1. A drag type drilling bit comprising:
a bit body having a first pin end and a second cutting end, the pin end being open
to a source of drilling fluid that is transmitted through an attachable drill string,
the open pin end communicating with a fluid plenum formed by the bit body;
two or more radially extending raised blades on the second cutting end;
a multiplicity of cutting elements strategically mounted on each of the blades;
drilling fluid channels between the blades, the fluid channels originating proximate
an axis of the drilling bit and terminating at the bit outer diameter; and characterized
by
each of the blades having a first leading side and a second tapered trailing side
which tapers from the crest of each raised blade substantially to the root of a next
following raised blade; and
two or more fluid discharge ports communicating with the fluid plenum and exiting
into each of the fluid channels in close proximity to the first leading side, the
vortices created by the drilling fluid exiting the discharge ports in each fluid channel
and arranged to interact to produce a highly turbulent radial flow to clean and cool
the bit cutting end and the cutting elements.

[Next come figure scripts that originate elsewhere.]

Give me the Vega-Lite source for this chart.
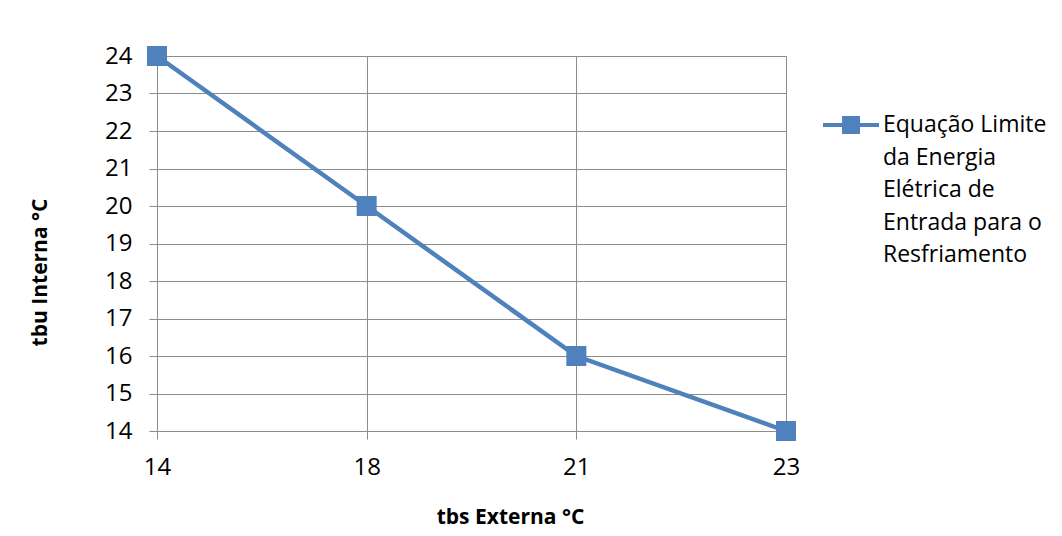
{
  "$schema": "https://vega.github.io/schema/vega-lite/v6.json",
  "autosize": "none",
  "width": 629,
  "height": 375,
  "padding": {"left": 157, "top": 56, "right": 276, "bottom": 105},
  "background": "white",
  "config": {
    "font": "Open Sans",
    "view": {"stroke": null},
    "axis": {
      "labelFont": "Open Sans",
      "labelFontSize": 24,
      "labelColor": "#000000",
      "titleFont": "Open Sans",
      "titleFontSize": 21,
      "titleFontWeight": "bold",
      "titleColor": "#000000",
      "gridColor": "#8C8C8C",
      "gridWidth": 1,
      "gridOpacity": 1,
      "domainColor": "#8C8C8C",
      "domainWidth": 1,
      "tickColor": "#8C8C8C",
      "tickSize": 8,
      "tickWidth": 1
    }
  },
  "data": {
    "values": [
      {"tbs": "14", "tbu": 24, "serie": "Equação Limite da Energia Elétrica de Entrada para o Resfriamento"},
      {"tbs": "18", "tbu": 20, "serie": "Equação Limite da Energia Elétrica de Entrada para o Resfriamento"},
      {"tbs": "21", "tbu": 16, "serie": "Equação Limite da Energia Elétrica de Entrada para o Resfriamento"},
      {"tbs": "23", "tbu": 14, "serie": "Equação Limite da Energia Elétrica de Entrada para o Resfriamento"}
    ]
  },
  "encoding": {
    "x": {
      "field": "tbs",
      "type": "ordinal",
      "sort": null,
      "scale": {"type": "point", "padding": 0},
      "axis": {
        "title": "tbs Externa °C",
        "labelAngle": 0,
        "labelPadding": 16,
        "grid": true,
        "titleX": 353,
        "titleY": 92,
        "titleAnchor": "middle",
        "titleAlign": "center",
        "titleBaseline": "alphabetic"
      }
    },
    "y": {
      "field": "tbu",
      "type": "quantitative",
      "scale": {"domain": [14, 24], "nice": false, "zero": false},
      "axis": {
        "title": "tbu Interna °C",
        "values": [14, 15, 16, 17, 18, 19, 20, 21, 22, 23, 24],
        "labelPadding": 17,
        "titleX": -111,
        "titleY": 216,
        "titleAngle": -90,
        "titleAlign": "center",
        "titleBaseline": "alphabetic"
      }
    },
    "color": {
      "field": "serie",
      "type": "nominal",
      "scale": {"range": ["#4F81BD"]},
      "legend": {
        "title": null,
        "orient": "none",
        "legendX": 666,
        "legendY": 41,
        "padding": 0,
        "labelFont": "Open Sans",
        "labelFontSize": 23,
        "labelColor": "#000000",
        "labelLimit": 400,
        "labelOffset": 4,
        "symbolType": "M-1,-0.075H1V0.075H-1Z M-0.32,-0.32H0.32V0.32H-0.32Z",
        "symbolSize": 3136,
        "labelExpr": "['Equação Limite', 'da Energia', 'Elétrica de', 'Entrada para o', 'Resfriamento']",
        "encode": {
          "symbols": {
            "update": {
              "fill": {"value": "#4F81BD"},
              "stroke": {"value": "transparent"},
              "strokeWidth": {"value": 0}
            }
          },
          "labels": {
            "update": {
              "lineHeight": {"value": 32.5}
            }
          }
        }
      }
    }
  },
  "layer": [
    {
      "mark": {"type": "line", "strokeWidth": 4.5}
    },
    {
      "mark": {"type": "point", "shape": "square", "filled": true, "size": 400, "opacity": 1}
    }
  ]
}
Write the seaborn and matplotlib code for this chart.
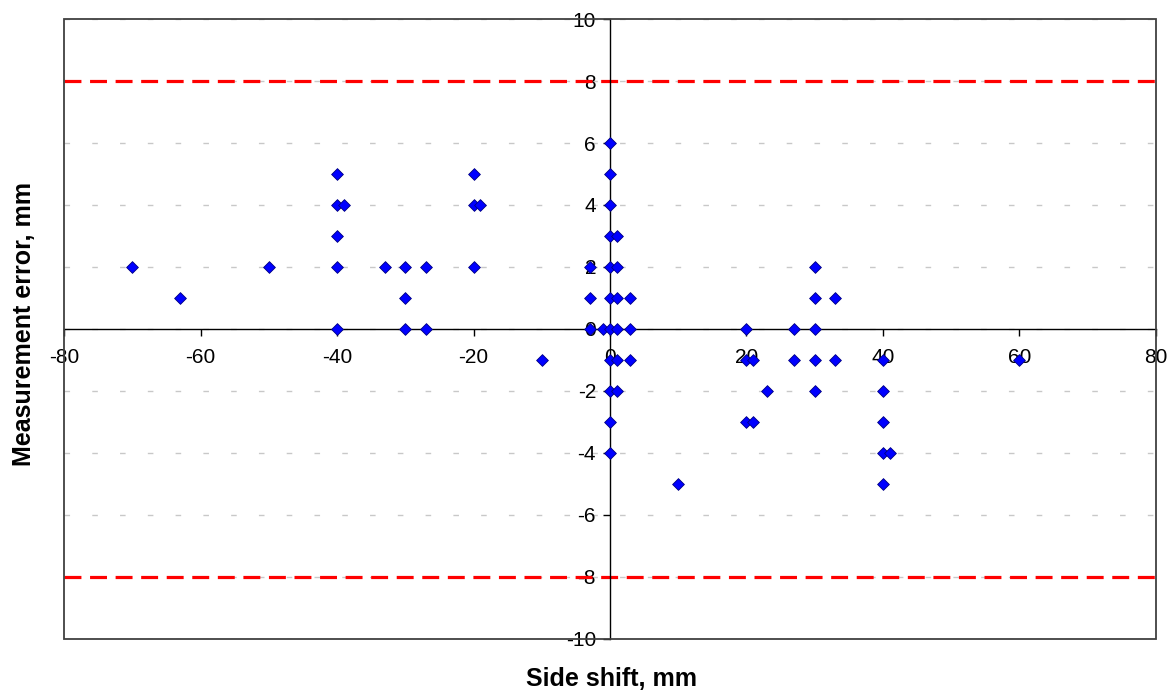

2. A drilling bit as recited in claim 1 wherein the first leading side of the blade
is substantially parallel with an axis formed by the bit body.
3. A drilling bit as recited in either of claims 1 or 2 wherein the two or more fluid
discharge ports are proximate to and substantially parallel with the first leading
side of the raised cutter blades.
4. A drilling bit as recited in any one of the preceding claims wherein the discharge
port retains a removable nozzle, the nozzle forming a nozzle opening for adapting
to the particular fluid flow conditions at a borehole drilling site.
5. A drilling bit as recited in any one of the preceding claims wherein the bit comprises
four radially extending raised cutting blades, the second tapered trailing edge of
each blade terminating substantially at the root of a following cutter blade.
6. A drilling bit as recited in any one of the preceding claims wherein the drag bit
body is fabricated from a matrix of tungsten carbide.